Tierhaltung und Tierproduktion

Sprecher: Reiner Brunsch

Das Cluster "Tierhaltung und Tierproduktion" beleuchtet Handlungsnotwendigkeiten und -optionen im Bereich der Tierhaltung. Dabei sollen Tierhaltungssysteme unterschiedlicher Nutzungsintensität in Bezug auf die genutzte Fläche und die genutzten Tiere betrachtet werden. Konventionelle wie neuartige Funktionen der Tierhaltung, etwa die Erzeugung von Nahrung, Rohstoffen und Zugkraft, stehen im Mittelpunkt. Auch wird der Frage nach möglichen Systemgrenzen der Tierhaltung durch Faktoren wie Beschäftigung, Energie, Landschaft und Klima nachgegangen. Besondere Bedeutung hat eine Betrachtung des Tierschutzes, der in den letzten Jahren eine besondere Bedeutung erlangt hat. Nicht selten stehen Tierschutzziele, aber auch Umwelt- oder Naturschutzziele, in Konflikt mit konventioneller oder moderner Landschaftsnutzung. Daneben soll der Beitrag der extensiven Beweidung zur Landschaftspflege und zum Naturschutz erörtert werden.

 

Handlungsspielräume und Gestaltungsoptionen für periphere ländliche Räume

Sprecherinnen: Eva Barlösius, Claudia Neu

Im Cluster "Handlungsspielräume und Gestaltungsoptionen für periphere ländliche Räume" sollen Perspektiven für den Umgang mit den sozioökonomischen Herausforderungen des Strukturwandels im ländlichen Raum eröffnet werden. Dazu werden Fragen nach dem Wandel von Kulturlandschaften durch Peripherisierungsprozesse, nach der Bildung neuer Experimentierfelder in sich entleerenden Räumen sowie nach Bereichen und Trägern von Innovationen und deren Bedeutung für die regionale Entwicklung gestellt. Vorgesehene Methoden sind demographische Analysen, Sozialstrukturanalysen, Diskursanalysen und Akteursanalysen, aus denen schließlich Prognosen und Szenarien abgeleitet werden sollen. Einen wichtigen Untersuchungsgegenstand bilden dabei die Mentalitäten bzw. kulturellen Orientierungen der Bewohner und die sich aus ihnen ergebenen Zukunftsofferten.
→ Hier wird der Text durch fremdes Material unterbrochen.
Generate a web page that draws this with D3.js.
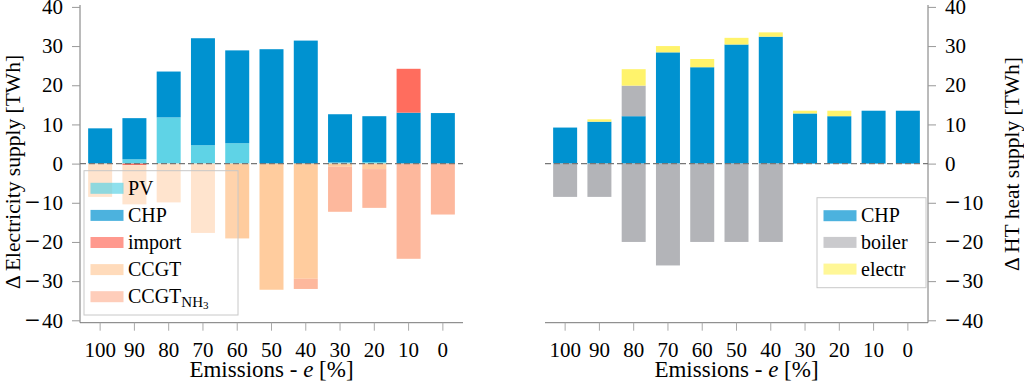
<!DOCTYPE html>
<html>
<head>
<meta charset="utf-8">
<script src="https://cdn.jsdelivr.net/npm/d3@7"></script>
</head>
<body style="margin:0; background:#fff">
<div id="chart"></div>
<script>
// emission levels on the x axis
const emissions = ["100", "90", "80", "70", "60", "50", "40", "30", "20", "10", "0"];
const yTicks = [-40, -30, -20, -10, 0, 10, 20, 30, 40];

// electricity supply change [TWh]
const elecPV      = [0, 1.1, 11.8, 4.7, 5.2, 0, 0, 0.3, 0.4, 0, 0];
const elecCHP     = [9.0, 10.5, 11.7, 27.3, 23.7, 29.2, 31.4, 12.3, 11.7, 13.0, 12.9];
const elecImport  = [0, -0.4, 0, 0, 0, 0, 0, 0, 0, 11.2, 0];
const elecCCGT    = [-8.5, -10.0, -9.9, -17.7, -19.1, -32.2, -29.4, -0.8, -1.4, 0, 0];
const elecCCGTNH3 = [0, 0, 0, 0, 0, 0, -2.6, -11.5, -9.9, -24.3, -13.0];

// HT heat supply change [TWh]
const heatCHP        = [9.2, 10.7, 12.1, 28.4, 24.6, 30.4, 32.4, 12.8, 12.1, 13.5, 13.5];
const heatBoilerUp   = [0, 0, 7.8, 0, 0, 0, 0, 0, 0, 0, 0];
const heatBoilerDown = [-8.5, -8.5, -20.0, -26.0, -20.0, -20.0, -20.0, 0, 0, 0, 0];
const heatElectr     = [0, 0.6, 4.2, 1.6, 2.1, 1.7, 1.1, 0.7, 1.4, 0, 0];

const FONT = '"Liberation Serif", "Times New Roman", serif';
const width = 1024, height = 381;
const svg = d3.select("#chart").append("svg")
  .attr("width", width)
  .attr("height", height)
  .style("font-family", FONT);

const y = d3.scaleLinear().domain([-40, 40]).range([320.3, 6.9]);

function drawPanel(cfg) {
  const g = svg.append("g");
  const x = d3.scaleBand()
    .domain(emissions)
    .range([cfg.x0 + 3, cfg.x1 - 3])
    .paddingInner(0.3)
    .paddingOuter(0.15);

  // build table for the stack
  const table = emissions.map((e, i) => {
    const row = { e: e };
    cfg.series.forEach(s => { row[s.key] = s.values[i]; });
    return row;
  });
  const stacked = d3.stack()
    .keys(cfg.series.map(s => s.key))
    .offset(d3.stackOffsetDiverging)(table);

  stacked.forEach((layer, li) => {
    const s = cfg.series[li];
    g.append("g")
      .selectAll("rect")
      .data(layer.filter(d => d[1] - d[0] !== 0))
      .enter()
      .append("rect")
      .attr("fill", d => s.fill ? s.fill(d.data.e) : s.color)
      .attr("x", d => x(d.data.e))
      .attr("width", x.bandwidth())
      .attr("y", d => y(Math.max(d[0], d[1])))
      .attr("height", d => Math.abs(y(d[0]) - y(d[1])));
  });

  // dashed zero line
  g.append("line")
    .attr("x1", cfg.x0).attr("x2", cfg.x1)
    .attr("y1", y(0)).attr("y2", y(0))
    .attr("stroke", "#777")
    .attr("stroke-width", 1.3)
    .attr("stroke-dasharray", "6,3");

  // axis lines
  const axisX = cfg.side === "left" ? cfg.x0 : cfg.x1;
  g.append("line")
    .attr("x1", axisX).attr("x2", axisX)
    .attr("y1", 5).attr("y2", 322.7)
    .attr("stroke", "#777");
  g.append("line")
    .attr("x1", cfg.x0).attr("x2", cfg.x1)
    .attr("y1", 322.7).attr("y2", 322.7)
    .attr("stroke", "#777");

  // x axis
  const xAxis = g.append("g")
    .attr("transform", "translate(0,322.7)")
    .call(d3.axisBottom(x).tickSize(8).tickSizeOuter(0).tickPadding(11));
  xAxis.select(".domain").remove();
  xAxis.attr("font-family", null);
  xAxis.selectAll(".tick line").attr("stroke", "#aaa");
  xAxis.selectAll(".tick text")
    .attr("fill", "#000")
    .style("font-family", FONT)
    .style("font-size", "21px");

  // y axis
  const yAxis = g.append("g")
    .attr("transform", `translate(${axisX},0)`)
    .call((cfg.side === "left" ? d3.axisLeft(y) : d3.axisRight(y))
      .tickValues(yTicks).tickSize(8).tickSizeOuter(0).tickPadding(9));
  yAxis.select(".domain").remove();
  yAxis.attr("font-family", null);
  yAxis.selectAll(".tick line").attr("stroke", "#999");
  yAxis.selectAll(".tick text")
    .attr("fill", "#000")
    .style("font-family", FONT)
    .style("font-size", "21px")
    .each(function(d) {
      // wider math-style minus sign like the original
      if (d < 0) {
        const t = d3.select(this).text(null).attr("dy", null);
        t.append("tspan").style("font-size", "27px").attr("dy", 7.9).text("−");
        t.append("tspan").attr("dx", 2).attr("dy", -1.2).text(Math.abs(d));
      }
    });

  // axis titles
  const xt = g.append("text")
    .attr("x", (cfg.x0 + cfg.x1) / 2)
    .attr("y", 377)
    .attr("text-anchor", "middle")
    .style("font-family", FONT)
    .style("font-size", "23px");
  xt.append("tspan").text("Emissions - ");
  xt.append("tspan").attr("font-style", "italic").text("e");
  xt.append("tspan").text(" [%]");

  g.append("text")
    .attr("transform", `translate(${cfg.titleX},${cfg.titleY}) rotate(-90)`)
    .attr("text-anchor", "middle")
    .style("font-family", FONT)
    .style("font-size", "21.5px")
    .text(cfg.title);

  // legend
  const lg = cfg.legend;
  const leg = g.append("g");
  leg.append("rect")
    .attr("x", lg.x).attr("y", lg.y)
    .attr("width", lg.w).attr("height", lg.h)
    .attr("fill", "#fff")
    .attr("fill-opacity", 0.15)
    .attr("stroke", "#c8c8c8");
  lg.items.forEach((it, i) => {
    const cy = lg.y + lg.first + i * lg.step;
    leg.append("rect")
      .attr("x", lg.x + 6.5).attr("y", cy - 5.5)
      .attr("width", 33).attr("height", 11)
      .attr("fill", it.color)
      .attr("fill-opacity", 0.7);
    const t = leg.append("text")
      .attr("x", lg.x + 44)
      .attr("y", cy + 6.5)
      .style("font-family", FONT)
      .style("font-size", "20px");
    t.append("tspan").text(it.label);
    if (it.sub) {
      t.append("tspan").attr("dy", 3.5).style("font-size", "15px").text(it.sub);
      t.append("tspan").attr("dy", 2.5).style("font-size", "11px").text(it.sub2);
    }
  });
}

const cPV = "#5fd3e6", cCHP = "#0092d0", cImport = "#ff6d5e",
      cCCGT = "#ffcc9e", cCCGTLight = "#ffe0c6", cNH3 = "#fdb89d",
      cBoiler = "#b3b4b8", cElectr = "#fff36b";

drawPanel({
  x0: 80, x1: 463, side: "left",
  title: "Δ Electricity supply [TWh]", titleX: 20, titleY: 172,
  series: [
    { key: "PV", values: elecPV, color: cPV },
    { key: "CHP", values: elecCHP, color: cCHP },
    { key: "import", values: elecImport, color: cImport },
    // high-emission scenarios are drawn in a paler shade
    { key: "CCGT", values: elecCCGT, color: cCCGT,
      fill: e => (+e >= 70 ? cCCGTLight : cCCGT) },
    { key: "CCGTNH3", values: elecCCGTNH3, color: cNH3 }
  ],
  legend: {
    x: 84, y: 170.7, w: 154, h: 144.3, first: 17.6, step: 27.1,
    items: [
      { label: "PV", color: cPV },
      { label: "CHP", color: cCHP },
      { label: "import", color: cImport },
      { label: "CCGT", color: cCCGT },
      { label: "CCGT", sub: "NH", sub2: "3", color: cNH3 }
    ]
  }
});

drawPanel({
  x0: 545, x1: 928, side: "right",
  title: "Δ HT heat supply [TWh]", titleX: 1019, titleY: 164,
  series: [
    { key: "CHP", values: heatCHP, color: cCHP },
    { key: "boilerUp", values: heatBoilerUp, color: cBoiler },
    { key: "boilerDown", values: heatBoilerDown, color: cBoiler },
    { key: "electr", values: heatElectr, color: cElectr }
  ],
  legend: {
    x: 817, y: 197.7, w: 109, h: 90, first: 18, step: 26.7,
    items: [
      { label: "CHP", color: cCHP },
      { label: "boiler", color: cBoiler },
      { label: "electr", color: cElectr }
    ]
  }
});
</script>
</body>
</html>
Es sind Aussagen zu treffen, welchen Stellenwert der Ausgleich regionaler Disparitäten weiterhin besitzen sollte und wie Grundsicherungen und Grundstandards definiert werden können. Schließlich soll für ein Untersuchungsgebiet eine "Experimentierklausel" erarbeitet werden, mit der neue, dem ländlichen Raum besser angepasste Organisationsmodelle und Steuerungssysteme erprobt werden können.

 

Grundsatzfragen und Strategien

Sprecher/-innen: Carl Friedrich Gethmann, Gertrude Hirsch Hadorn

Das Cluster "Grundsatzfragen und Strategien" wendet sich den normativen Fragen in Bezug auf den ländlichen Raum zu. Normen werden dabei als generalisierte Aufforderungen, in denen Menschen ihre Ansprüche manifestieren, verstanden. Die mit ihnen verbundenen Geltungsansprüche hängen von Bedingungen ab, sind also hypothetisch. Sie können miteinander verglichen werden, was man umgangssprachlich als "Abwägungen" bezeichnet. Ein besonderer Typ normativer Probleme sind Gerechtigkeitsfragen. So soll in dem Cluster die Frage nach der Zulässigkeit des Gleichverteilungsprinzips bzw. einer gerechtfertigten Ungleichheit der Verteilung von Gütern untersucht werden. Eine weitere Grundfrage ist die Einbeziehung von Akteuren und damit die Definition von "Betroffenheit". Weiter sollen bestehende Moralüberzeugungen kritisch auf ihre Verallgemeinerbarkeit überprüft werden. Aus dieser Sichtweise zu bearbeitende ethische Probleme liegen im Bereich der Pflanzenzüchtung, des Tierschutzes, der Gentechnik an Tieren und Pflanzen sowie der Patentierung auf Biomaterialien. Besonders wird nach Zulässigkeit und Grenzen der Abwägungen von Chancen und Risiken neuer Technologien und nach der Langzeitverantwortung gefragt.